What is of crucial importance is that no new sanctions are enacted on Iran that could damage the middle class. The reason for this is very simple: the stronger the middle class and the more access to technology Iranians have, the better. In 2005 when Ahmadinejad was elected only 9 million Iranians had access to the internet; this is now 23 million in 2009 (out of a population of 66 million). Mobile phone ownership also jumped from 40% to around 75% today, and it is thanks to this that we have been able to see so many images and videos of events inside Iran in spite of the efforts by the authorities to stop them. Even if Ahmadinejad's government manages to survive a full second term, without a serious change in the way elections are conducted 2013 will see record low turnout, and more and more Iranians online that will be able to show the election to be a farce if the next one is conducted as the same one in June this year.
So in short: it's time to chill. Iran is not a threat, the opposition continues to protest against the illegitimacy of the current government, and negotiations appear to be moving along quite well especially with the aid of Russia, which is one of the only countries in the world that has any real clout with Iran.
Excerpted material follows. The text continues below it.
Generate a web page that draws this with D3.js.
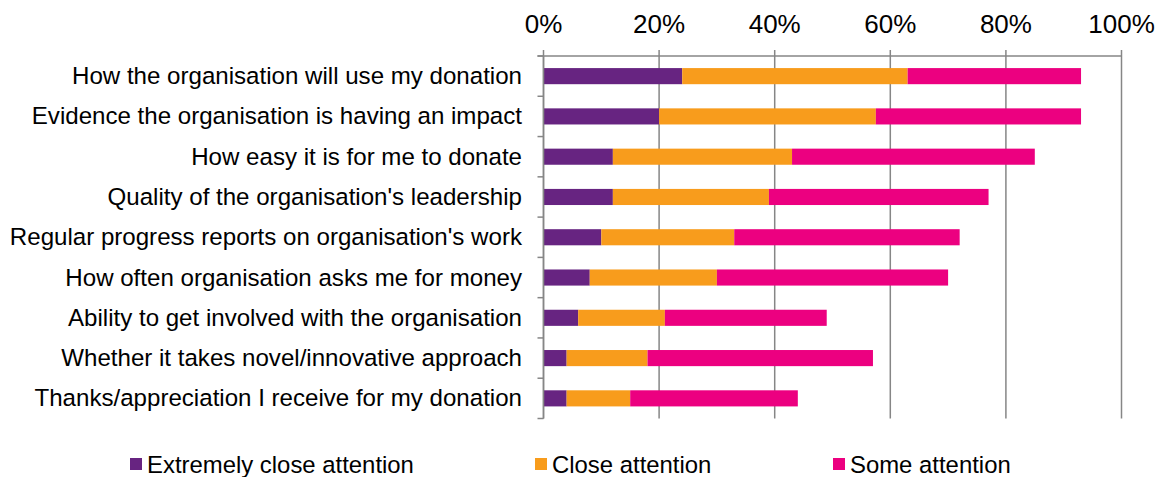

And there's no reason to worry about Ahmadinejad's government being strengthened by successful negotiations, because 1) Iranians aren't protesting about the nuclear issue anyway; 2) successful negotiations are good for the US as well regardless of which government is in power; 3) Mousavi and Karroubi were also for negotiations with the US with the end goal of securing a solution for Iran where it would be able to produce nuclear energy, so this isn't an issue that they couldn't have solved themselves anyway.